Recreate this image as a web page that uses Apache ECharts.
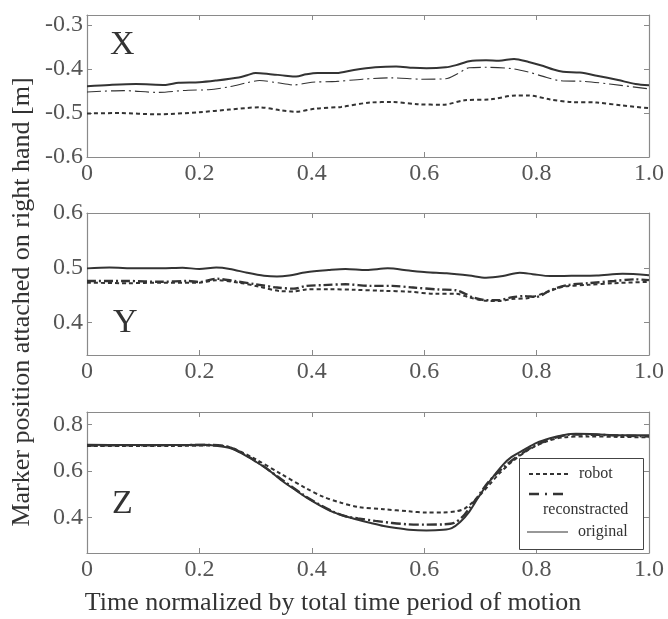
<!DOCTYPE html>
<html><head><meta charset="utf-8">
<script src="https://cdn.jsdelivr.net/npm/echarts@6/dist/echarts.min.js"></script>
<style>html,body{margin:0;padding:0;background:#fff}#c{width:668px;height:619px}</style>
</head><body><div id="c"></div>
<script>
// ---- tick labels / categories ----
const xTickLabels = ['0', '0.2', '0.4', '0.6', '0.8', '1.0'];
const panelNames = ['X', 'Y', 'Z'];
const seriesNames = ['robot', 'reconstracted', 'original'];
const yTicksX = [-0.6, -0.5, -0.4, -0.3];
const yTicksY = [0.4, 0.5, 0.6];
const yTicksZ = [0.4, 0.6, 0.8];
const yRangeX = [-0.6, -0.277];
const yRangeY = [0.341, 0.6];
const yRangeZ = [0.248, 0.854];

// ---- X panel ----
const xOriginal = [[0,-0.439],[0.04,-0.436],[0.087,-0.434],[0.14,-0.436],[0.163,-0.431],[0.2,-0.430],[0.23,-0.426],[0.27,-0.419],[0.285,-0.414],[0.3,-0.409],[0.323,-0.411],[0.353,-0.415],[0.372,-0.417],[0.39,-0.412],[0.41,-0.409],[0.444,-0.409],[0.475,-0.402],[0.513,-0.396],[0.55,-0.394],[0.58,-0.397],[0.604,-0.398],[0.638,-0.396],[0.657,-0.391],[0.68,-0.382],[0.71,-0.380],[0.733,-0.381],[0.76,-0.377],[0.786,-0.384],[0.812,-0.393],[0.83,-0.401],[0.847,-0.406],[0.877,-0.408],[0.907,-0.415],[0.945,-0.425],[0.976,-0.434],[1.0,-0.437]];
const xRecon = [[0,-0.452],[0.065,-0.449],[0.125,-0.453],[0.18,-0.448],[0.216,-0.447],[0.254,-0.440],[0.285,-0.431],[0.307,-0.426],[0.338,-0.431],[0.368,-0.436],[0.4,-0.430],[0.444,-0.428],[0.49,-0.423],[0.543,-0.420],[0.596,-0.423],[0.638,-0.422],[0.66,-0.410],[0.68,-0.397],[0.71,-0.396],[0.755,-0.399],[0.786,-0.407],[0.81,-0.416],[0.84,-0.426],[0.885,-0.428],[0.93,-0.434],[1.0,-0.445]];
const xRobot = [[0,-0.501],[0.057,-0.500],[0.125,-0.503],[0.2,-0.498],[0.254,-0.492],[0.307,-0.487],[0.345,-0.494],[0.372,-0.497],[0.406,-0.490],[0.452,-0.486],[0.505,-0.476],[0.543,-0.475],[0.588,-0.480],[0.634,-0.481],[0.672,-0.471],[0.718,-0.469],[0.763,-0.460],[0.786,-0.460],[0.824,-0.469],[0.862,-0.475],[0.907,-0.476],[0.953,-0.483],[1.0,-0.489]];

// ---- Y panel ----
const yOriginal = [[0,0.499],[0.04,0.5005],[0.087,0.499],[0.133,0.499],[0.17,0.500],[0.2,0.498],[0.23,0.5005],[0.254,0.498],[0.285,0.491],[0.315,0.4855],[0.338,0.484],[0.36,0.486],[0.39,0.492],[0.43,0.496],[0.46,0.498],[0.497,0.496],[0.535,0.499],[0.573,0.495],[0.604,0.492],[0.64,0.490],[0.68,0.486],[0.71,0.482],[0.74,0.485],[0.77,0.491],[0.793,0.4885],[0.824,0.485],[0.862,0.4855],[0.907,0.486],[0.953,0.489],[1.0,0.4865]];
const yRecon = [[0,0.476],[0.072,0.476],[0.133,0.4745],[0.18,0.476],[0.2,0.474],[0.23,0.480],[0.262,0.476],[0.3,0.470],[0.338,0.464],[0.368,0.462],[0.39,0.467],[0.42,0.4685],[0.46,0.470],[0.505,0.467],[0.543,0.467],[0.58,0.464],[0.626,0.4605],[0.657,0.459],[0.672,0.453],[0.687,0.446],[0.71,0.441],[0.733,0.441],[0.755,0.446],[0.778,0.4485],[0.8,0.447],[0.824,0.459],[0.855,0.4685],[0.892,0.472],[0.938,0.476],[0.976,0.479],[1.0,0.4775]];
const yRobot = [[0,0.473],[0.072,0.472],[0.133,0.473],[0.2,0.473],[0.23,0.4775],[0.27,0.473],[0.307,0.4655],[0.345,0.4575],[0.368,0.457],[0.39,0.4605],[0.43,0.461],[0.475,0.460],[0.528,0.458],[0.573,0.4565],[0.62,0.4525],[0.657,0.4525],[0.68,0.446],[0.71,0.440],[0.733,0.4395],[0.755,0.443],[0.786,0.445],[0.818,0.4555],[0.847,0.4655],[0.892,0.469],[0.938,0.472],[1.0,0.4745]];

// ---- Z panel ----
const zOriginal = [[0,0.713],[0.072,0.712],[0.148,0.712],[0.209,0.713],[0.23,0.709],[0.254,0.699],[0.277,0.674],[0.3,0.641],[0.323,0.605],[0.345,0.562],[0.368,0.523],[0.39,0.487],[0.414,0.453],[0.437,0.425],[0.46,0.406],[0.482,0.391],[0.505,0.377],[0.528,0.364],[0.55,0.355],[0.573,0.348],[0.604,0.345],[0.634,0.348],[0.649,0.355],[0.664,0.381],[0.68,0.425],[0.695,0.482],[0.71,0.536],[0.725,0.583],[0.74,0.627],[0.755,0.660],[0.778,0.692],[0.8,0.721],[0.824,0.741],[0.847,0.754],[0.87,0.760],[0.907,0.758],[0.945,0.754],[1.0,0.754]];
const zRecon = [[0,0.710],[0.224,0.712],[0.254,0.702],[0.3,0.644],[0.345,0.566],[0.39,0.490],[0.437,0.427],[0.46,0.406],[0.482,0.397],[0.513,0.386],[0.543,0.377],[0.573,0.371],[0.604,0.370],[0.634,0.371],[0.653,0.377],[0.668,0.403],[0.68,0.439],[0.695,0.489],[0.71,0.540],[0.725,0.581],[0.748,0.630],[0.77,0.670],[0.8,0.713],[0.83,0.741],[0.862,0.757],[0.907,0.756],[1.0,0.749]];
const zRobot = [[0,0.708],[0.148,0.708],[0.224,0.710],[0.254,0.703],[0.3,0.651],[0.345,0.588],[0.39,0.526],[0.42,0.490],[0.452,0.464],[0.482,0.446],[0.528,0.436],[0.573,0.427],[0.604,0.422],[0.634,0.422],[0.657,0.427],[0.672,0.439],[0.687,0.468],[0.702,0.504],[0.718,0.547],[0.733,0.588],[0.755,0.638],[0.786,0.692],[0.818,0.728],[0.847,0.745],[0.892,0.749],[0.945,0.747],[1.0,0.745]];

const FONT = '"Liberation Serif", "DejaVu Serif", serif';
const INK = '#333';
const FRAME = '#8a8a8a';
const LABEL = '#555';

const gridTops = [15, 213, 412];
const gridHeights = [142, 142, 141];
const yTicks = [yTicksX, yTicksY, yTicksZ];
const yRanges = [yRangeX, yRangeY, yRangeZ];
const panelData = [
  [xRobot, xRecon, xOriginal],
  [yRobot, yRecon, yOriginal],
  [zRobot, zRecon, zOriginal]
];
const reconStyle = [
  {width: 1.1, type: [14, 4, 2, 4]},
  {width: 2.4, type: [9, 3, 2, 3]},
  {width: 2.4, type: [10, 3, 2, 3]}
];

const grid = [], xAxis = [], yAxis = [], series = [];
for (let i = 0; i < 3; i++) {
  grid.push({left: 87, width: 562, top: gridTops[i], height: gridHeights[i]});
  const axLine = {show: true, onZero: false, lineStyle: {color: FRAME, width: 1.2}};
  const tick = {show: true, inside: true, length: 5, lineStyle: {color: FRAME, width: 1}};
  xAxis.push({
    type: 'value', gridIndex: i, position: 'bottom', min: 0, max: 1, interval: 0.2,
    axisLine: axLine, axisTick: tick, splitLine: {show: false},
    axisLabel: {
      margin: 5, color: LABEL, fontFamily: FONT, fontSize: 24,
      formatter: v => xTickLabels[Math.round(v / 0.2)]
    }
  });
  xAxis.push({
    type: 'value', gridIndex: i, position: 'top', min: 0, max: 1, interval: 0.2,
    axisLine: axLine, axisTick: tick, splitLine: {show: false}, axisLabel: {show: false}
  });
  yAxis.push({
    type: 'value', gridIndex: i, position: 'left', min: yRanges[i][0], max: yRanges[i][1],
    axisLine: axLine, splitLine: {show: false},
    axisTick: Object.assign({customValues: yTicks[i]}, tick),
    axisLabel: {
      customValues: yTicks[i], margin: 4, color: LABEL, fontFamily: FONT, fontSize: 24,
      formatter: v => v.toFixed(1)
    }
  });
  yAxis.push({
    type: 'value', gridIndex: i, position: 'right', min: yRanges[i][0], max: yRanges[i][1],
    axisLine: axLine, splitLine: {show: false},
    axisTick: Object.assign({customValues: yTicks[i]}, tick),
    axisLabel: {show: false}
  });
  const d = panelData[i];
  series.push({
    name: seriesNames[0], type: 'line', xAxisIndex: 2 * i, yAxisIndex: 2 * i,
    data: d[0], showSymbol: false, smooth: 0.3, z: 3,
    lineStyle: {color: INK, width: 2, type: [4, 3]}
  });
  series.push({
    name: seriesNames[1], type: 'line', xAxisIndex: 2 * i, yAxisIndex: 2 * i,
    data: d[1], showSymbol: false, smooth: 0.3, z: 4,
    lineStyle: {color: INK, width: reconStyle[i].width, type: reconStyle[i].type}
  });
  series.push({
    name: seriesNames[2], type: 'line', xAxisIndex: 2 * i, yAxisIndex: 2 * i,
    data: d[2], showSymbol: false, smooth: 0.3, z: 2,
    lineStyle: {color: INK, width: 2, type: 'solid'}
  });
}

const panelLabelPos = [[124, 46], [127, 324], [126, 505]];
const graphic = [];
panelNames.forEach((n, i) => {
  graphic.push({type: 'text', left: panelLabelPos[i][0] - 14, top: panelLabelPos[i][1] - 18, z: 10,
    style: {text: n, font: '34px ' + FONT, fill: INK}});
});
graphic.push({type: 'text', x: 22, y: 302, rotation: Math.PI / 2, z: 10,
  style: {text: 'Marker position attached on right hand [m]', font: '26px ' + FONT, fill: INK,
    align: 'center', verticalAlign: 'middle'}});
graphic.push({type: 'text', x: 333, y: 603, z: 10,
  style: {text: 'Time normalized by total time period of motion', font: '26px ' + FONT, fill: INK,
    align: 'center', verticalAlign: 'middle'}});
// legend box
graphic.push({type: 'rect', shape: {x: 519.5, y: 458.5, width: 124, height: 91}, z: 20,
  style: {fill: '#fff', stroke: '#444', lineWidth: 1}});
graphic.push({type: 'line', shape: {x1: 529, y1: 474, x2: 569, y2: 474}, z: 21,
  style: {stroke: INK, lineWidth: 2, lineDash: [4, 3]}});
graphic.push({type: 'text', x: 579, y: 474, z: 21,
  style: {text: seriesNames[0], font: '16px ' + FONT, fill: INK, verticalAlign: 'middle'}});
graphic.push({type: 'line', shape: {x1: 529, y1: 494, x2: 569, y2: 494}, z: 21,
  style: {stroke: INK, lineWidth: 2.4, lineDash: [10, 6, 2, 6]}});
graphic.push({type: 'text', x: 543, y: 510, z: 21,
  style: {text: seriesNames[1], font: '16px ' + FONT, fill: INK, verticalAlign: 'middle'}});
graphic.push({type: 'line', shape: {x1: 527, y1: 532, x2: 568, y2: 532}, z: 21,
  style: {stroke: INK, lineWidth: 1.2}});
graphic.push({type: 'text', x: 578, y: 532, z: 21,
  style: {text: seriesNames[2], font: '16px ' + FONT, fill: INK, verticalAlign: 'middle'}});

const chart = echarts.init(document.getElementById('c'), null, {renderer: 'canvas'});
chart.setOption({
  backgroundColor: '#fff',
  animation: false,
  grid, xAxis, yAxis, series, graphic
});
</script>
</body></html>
------------------------------
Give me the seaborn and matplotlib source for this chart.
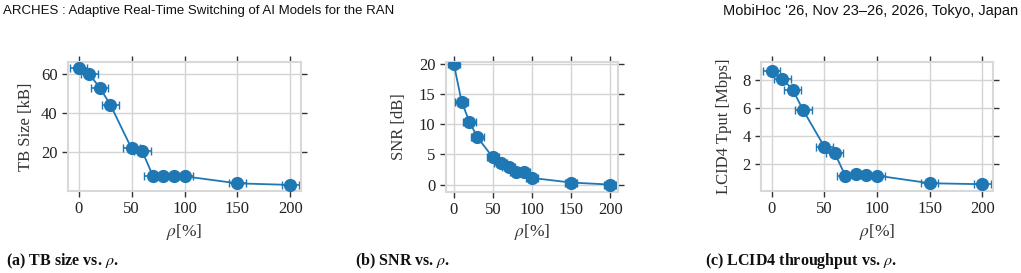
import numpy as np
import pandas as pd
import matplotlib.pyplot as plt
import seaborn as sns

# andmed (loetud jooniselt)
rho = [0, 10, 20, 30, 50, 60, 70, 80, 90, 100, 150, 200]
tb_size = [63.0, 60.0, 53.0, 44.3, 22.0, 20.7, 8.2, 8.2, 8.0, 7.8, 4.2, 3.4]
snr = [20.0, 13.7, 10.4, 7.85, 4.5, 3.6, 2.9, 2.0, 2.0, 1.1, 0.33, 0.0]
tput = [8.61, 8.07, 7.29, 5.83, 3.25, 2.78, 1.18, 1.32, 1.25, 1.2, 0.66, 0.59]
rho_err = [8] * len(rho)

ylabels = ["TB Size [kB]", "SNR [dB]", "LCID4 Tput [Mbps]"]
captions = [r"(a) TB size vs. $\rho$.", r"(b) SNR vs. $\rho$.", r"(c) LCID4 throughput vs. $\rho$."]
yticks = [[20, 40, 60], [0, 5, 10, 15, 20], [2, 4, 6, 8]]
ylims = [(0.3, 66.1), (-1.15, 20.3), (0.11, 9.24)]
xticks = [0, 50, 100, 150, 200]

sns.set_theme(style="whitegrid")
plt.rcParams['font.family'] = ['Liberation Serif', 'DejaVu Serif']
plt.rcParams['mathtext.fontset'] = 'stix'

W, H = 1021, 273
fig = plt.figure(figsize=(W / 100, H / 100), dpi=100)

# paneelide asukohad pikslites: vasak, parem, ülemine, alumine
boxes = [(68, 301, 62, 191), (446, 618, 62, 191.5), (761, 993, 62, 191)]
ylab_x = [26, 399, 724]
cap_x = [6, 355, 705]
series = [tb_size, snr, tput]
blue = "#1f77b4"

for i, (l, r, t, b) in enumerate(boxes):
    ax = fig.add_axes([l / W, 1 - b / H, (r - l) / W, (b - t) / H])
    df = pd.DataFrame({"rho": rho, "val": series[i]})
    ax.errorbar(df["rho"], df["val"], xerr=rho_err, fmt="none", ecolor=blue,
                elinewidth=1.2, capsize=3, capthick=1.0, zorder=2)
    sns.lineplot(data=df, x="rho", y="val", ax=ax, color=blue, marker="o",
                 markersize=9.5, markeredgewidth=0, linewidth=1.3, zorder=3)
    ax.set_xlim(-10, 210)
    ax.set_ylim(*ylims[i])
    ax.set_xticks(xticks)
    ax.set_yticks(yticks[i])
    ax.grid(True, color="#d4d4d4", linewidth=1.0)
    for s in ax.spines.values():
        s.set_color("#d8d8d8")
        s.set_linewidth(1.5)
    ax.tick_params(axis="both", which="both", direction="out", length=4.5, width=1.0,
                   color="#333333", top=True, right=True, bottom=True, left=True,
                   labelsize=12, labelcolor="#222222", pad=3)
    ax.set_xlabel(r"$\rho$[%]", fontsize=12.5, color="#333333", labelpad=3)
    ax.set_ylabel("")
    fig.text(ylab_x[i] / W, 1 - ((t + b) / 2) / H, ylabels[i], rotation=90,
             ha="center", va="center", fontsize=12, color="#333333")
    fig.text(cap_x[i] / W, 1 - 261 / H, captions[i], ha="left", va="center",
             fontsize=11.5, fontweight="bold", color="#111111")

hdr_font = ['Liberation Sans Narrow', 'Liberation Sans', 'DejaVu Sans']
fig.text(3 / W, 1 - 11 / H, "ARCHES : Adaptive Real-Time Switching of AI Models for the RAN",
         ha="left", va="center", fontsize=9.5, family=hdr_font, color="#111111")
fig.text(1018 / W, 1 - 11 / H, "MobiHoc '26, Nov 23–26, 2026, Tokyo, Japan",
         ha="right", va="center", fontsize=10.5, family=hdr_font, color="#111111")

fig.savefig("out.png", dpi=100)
------------------------------
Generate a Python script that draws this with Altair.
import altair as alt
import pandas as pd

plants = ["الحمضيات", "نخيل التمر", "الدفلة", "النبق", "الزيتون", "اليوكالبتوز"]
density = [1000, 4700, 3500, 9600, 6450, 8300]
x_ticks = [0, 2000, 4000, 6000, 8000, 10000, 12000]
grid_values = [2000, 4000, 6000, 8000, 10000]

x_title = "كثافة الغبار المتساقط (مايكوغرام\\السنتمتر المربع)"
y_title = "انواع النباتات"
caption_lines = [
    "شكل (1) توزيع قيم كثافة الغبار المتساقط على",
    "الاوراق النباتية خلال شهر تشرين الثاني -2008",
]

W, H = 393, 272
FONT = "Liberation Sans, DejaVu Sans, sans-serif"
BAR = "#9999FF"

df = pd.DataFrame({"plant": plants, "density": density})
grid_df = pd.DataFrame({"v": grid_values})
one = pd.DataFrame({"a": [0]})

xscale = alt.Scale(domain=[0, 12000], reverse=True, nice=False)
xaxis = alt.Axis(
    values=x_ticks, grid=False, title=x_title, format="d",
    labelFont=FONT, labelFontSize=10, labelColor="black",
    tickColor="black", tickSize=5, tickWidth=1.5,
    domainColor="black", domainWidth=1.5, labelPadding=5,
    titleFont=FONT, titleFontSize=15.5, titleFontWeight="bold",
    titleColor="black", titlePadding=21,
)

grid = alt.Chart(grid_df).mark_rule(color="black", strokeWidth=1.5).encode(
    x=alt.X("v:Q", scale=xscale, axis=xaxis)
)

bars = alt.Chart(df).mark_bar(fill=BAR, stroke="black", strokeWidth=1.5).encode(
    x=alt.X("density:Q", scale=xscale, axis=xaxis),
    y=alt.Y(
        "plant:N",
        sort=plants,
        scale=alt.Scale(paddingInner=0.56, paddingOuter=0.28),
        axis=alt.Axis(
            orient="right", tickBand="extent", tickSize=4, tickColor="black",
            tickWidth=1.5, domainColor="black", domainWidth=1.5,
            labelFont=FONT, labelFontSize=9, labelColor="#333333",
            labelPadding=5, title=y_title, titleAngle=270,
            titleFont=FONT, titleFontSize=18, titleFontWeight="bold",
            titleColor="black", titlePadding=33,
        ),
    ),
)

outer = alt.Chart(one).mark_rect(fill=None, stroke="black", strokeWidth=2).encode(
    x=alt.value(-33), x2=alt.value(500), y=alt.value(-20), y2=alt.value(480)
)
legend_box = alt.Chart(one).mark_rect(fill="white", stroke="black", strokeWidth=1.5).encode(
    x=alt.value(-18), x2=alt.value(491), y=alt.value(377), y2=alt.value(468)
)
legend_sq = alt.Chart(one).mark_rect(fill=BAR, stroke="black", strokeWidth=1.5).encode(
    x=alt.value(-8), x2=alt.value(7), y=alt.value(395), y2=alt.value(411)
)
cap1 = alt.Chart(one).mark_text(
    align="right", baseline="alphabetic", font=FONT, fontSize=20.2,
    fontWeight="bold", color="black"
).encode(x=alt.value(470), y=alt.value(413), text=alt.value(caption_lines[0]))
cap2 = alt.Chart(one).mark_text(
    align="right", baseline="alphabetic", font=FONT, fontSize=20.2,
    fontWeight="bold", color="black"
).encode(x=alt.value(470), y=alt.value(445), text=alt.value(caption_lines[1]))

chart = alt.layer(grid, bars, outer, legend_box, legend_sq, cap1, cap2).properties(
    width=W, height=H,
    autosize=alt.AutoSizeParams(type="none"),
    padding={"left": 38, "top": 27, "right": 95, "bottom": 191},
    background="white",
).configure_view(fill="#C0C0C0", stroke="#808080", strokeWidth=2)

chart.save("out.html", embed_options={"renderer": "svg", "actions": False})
------------------------------
REQUIRED WORK: Give back the exact lines above, running from the one that has "Recreate this image" through the one that has "const yRangeZ = [0.248, 0.854];", with nothing added and no pictures.

SOLVED EXERCISE:
Recreate this image as a web page that uses Apache ECharts.
<!DOCTYPE html>
<html><head><meta charset="utf-8">
<script src="https://cdn.jsdelivr.net/npm/echarts@6/dist/echarts.min.js"></script>
<style>html,body{margin:0;padding:0;background:#fff}#c{width:668px;height:619px}</style>
</head><body><div id="c"></div>
<script>
// ---- tick labels / categories ----
const xTickLabels = ['0', '0.2', '0.4', '0.6', '0.8', '1.0'];
const panelNames = ['X', 'Y', 'Z'];
const seriesNames = ['robot', 'reconstracted', 'original'];
const yTicksX = [-0.6, -0.5, -0.4, -0.3];
const yTicksY = [0.4, 0.5, 0.6];
const yTicksZ = [0.4, 0.6, 0.8];
const yRangeX = [-0.6, -0.277];
const yRangeY = [0.341, 0.6];
const yRangeZ = [0.248, 0.854];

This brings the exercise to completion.